Várias etapas foram, flagrantemente, negligenciadas durante este processo e resultaram num erro deplorável e injustificado. A equipa de Buying & Design achou que era uma boa ideia criar este produto não tendo, claramente, a noção de que a sensibilidade ao criar conteúdos é a chave para o sucesso. A equipa de Visual achou insignificante o conteúdo escrito na camisola e decidiu fotografar a peça neste modelo infantil. A equipa de Marketing também não encontrou qualquer tipo de problema nesta imagem e decidiu publicitá-la. Tão chocante como ver uma marca poderosa e com uma visibilidade e responsabilidades imensuráveis cometer um erro destes é perceber que o quid pro quo se deveu, mais uma vez, à ignorância.
O sistema educativo está em falha para com a história.

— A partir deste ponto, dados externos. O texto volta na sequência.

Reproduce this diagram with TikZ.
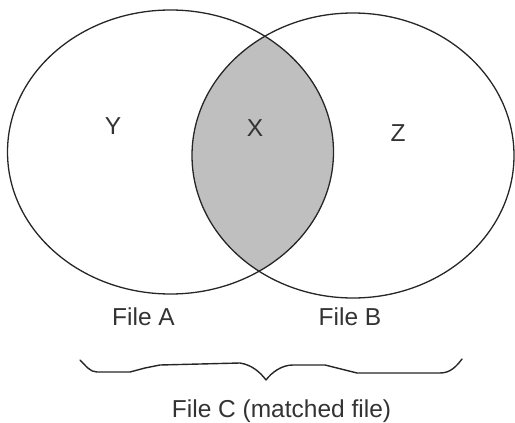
\documentclass[tikz,border=0pt]{standalone}
\usepackage{fontspec}
\setmainfont{Liberation Sans}
\begin{document}
\begin{tikzpicture}[x=1pt,y=-1pt,
  setline/.style={draw=black!85,line width=1.3pt},
  lbl/.style={font=\fontsize{24.5}{28}\selectfont,text=black!80,inner sep=0pt},
  bracestyle/.style={draw=black!85,line width=1.4pt,line join=round,line cap=round}]
\useasboundingbox (0,0) rectangle (515,423);
% the two sets
\coordinate (ca) at (170.5,152);
\coordinate (cb) at (353,155.5);
% shaded overlap of File A and File B
\begin{scope}
  \clip (ca) ellipse [x radius=163,y radius=142];
  \fill[black!25] (cb) ellipse [x radius=161,y radius=142.5];
\end{scope}
\draw[setline] (ca) ellipse [x radius=163,y radius=142];
\draw[setline] (cb) ellipse [x radius=161,y radius=142.5];
% region labels
\node[lbl] (y) at (113,126) {Y};
\node[lbl] (x) at (255,128) {X};
\node[lbl] (z) at (398,133) {Z};
% set labels
\node[lbl] (fa) at (143.5,317) {File A};
\node[lbl] (fb) at (350,317) {File B};
% brace spanning both files
\coordinate (bl) at (80,360);
\coordinate (bt) at (266,380);
\coordinate (br) at (462,359);
\draw[bracestyle] (bl) .. controls (86,366) and (90,372) .. (97,372)
  -- (130,372) -- (145,368) -- (160,365) -- (240,363)
  .. controls (252,365) and (260,372) .. (bt)
  .. controls (272,372) and (282,365) .. (293,365)
  -- (325,365) -- (345,370) -- (357,373) -- (440,373)
  .. controls (450,373) and (456,367) .. (br);
\node[lbl] (fc) at (281.5,411) {File C (matched file)};
\end{tikzpicture}
\end{document}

Os meios de comunicação social também. O nosso facilitado acesso à informação é, infelizmente, um argumento transparente no que diz respeito à relação íntima que deveríamos ter com o passado. A animalização como instrumento de desumanização e inferiorização é uma manifestação humilhante de opressão desde tempos onde a vergonha nos impede de chegar.
Acontecimentos de indescritível imoralidade como o de Penny Sparrow ou do jornal Belgian De Morgen, em que o casal Obama era caricaturado de forma a assemelhar-se a macacos, fazem ainda parte da realidade dos dias de hoje. A grande falha da H&M foram as pessoas que fazem parte da H&M. Para além de ignorarem um processo histórico e social com séculos de longevidade, desatenderam à questão do debate sobre a herança racial e, muito provavelmente, optaram por desconsiderar a sensibilidade e melindre sociais com os quais deveriam olhar para todas as questões.

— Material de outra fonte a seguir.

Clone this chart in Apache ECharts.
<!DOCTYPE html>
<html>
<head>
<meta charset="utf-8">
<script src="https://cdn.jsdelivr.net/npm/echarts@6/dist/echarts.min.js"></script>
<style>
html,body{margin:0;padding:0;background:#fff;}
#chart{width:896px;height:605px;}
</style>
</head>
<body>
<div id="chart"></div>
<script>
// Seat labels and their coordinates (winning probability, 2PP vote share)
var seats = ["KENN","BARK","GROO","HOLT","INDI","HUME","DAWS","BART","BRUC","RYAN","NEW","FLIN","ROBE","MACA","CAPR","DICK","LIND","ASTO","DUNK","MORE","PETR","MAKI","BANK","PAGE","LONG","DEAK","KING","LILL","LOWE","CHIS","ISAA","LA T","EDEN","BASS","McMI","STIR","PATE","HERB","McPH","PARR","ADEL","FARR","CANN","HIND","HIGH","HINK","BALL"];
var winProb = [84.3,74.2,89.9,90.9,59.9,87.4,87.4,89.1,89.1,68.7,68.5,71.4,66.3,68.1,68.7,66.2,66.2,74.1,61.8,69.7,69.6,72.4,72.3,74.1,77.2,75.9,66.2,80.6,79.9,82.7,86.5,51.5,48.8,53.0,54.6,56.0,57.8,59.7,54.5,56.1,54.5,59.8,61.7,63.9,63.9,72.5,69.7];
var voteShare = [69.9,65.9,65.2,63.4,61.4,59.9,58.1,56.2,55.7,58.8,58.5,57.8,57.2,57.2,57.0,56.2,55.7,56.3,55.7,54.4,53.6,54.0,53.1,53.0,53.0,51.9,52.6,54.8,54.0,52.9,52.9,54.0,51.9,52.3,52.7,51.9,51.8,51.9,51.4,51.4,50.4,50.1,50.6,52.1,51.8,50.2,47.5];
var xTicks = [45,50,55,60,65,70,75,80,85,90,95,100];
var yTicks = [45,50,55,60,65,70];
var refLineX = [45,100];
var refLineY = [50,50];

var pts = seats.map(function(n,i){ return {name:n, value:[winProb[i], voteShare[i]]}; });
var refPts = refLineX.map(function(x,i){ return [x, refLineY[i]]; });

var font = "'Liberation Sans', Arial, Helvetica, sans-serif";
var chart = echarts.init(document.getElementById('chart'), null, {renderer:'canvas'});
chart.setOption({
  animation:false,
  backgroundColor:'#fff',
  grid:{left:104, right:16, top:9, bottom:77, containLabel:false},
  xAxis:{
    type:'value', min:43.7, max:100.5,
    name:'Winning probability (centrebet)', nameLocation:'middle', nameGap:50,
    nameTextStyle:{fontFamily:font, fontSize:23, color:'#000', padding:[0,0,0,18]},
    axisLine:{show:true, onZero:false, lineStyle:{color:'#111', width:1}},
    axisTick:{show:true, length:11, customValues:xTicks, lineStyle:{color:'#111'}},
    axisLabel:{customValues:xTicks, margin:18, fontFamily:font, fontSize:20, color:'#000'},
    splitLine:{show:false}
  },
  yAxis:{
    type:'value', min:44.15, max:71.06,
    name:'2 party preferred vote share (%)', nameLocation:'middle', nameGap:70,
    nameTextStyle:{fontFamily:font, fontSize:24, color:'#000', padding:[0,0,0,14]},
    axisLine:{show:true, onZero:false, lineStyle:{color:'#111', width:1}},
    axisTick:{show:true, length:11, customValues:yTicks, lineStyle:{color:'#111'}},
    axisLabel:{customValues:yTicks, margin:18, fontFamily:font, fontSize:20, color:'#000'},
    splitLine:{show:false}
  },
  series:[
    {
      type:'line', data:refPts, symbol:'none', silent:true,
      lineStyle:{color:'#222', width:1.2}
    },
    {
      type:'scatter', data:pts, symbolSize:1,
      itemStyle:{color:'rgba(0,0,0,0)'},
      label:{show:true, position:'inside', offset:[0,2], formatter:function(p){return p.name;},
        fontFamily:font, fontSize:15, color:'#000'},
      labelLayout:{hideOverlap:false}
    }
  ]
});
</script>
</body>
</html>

A mãe do modelo não viu nenhum problema nesta imagem. O problema desta imagem, como de qualquer outra, é que transmite uma ideia. Esta ideia é errada. Menorizar esta questão ao ponto de não ser debatida é coadunar com a eternização da vergonhosa aceitação social do preconceito.
Pior do que perceber a frequência com a qual estes erros continuam a acontecer é perceber que não há ninguém durante o processo, numa máquina desta grandeza, que tenha levado as mãos à consciência. Infelizmente, como disse James Baldwin, “It is certain, in any case, that ignorance, allied with power, is the most ferocious enemy justice can have”.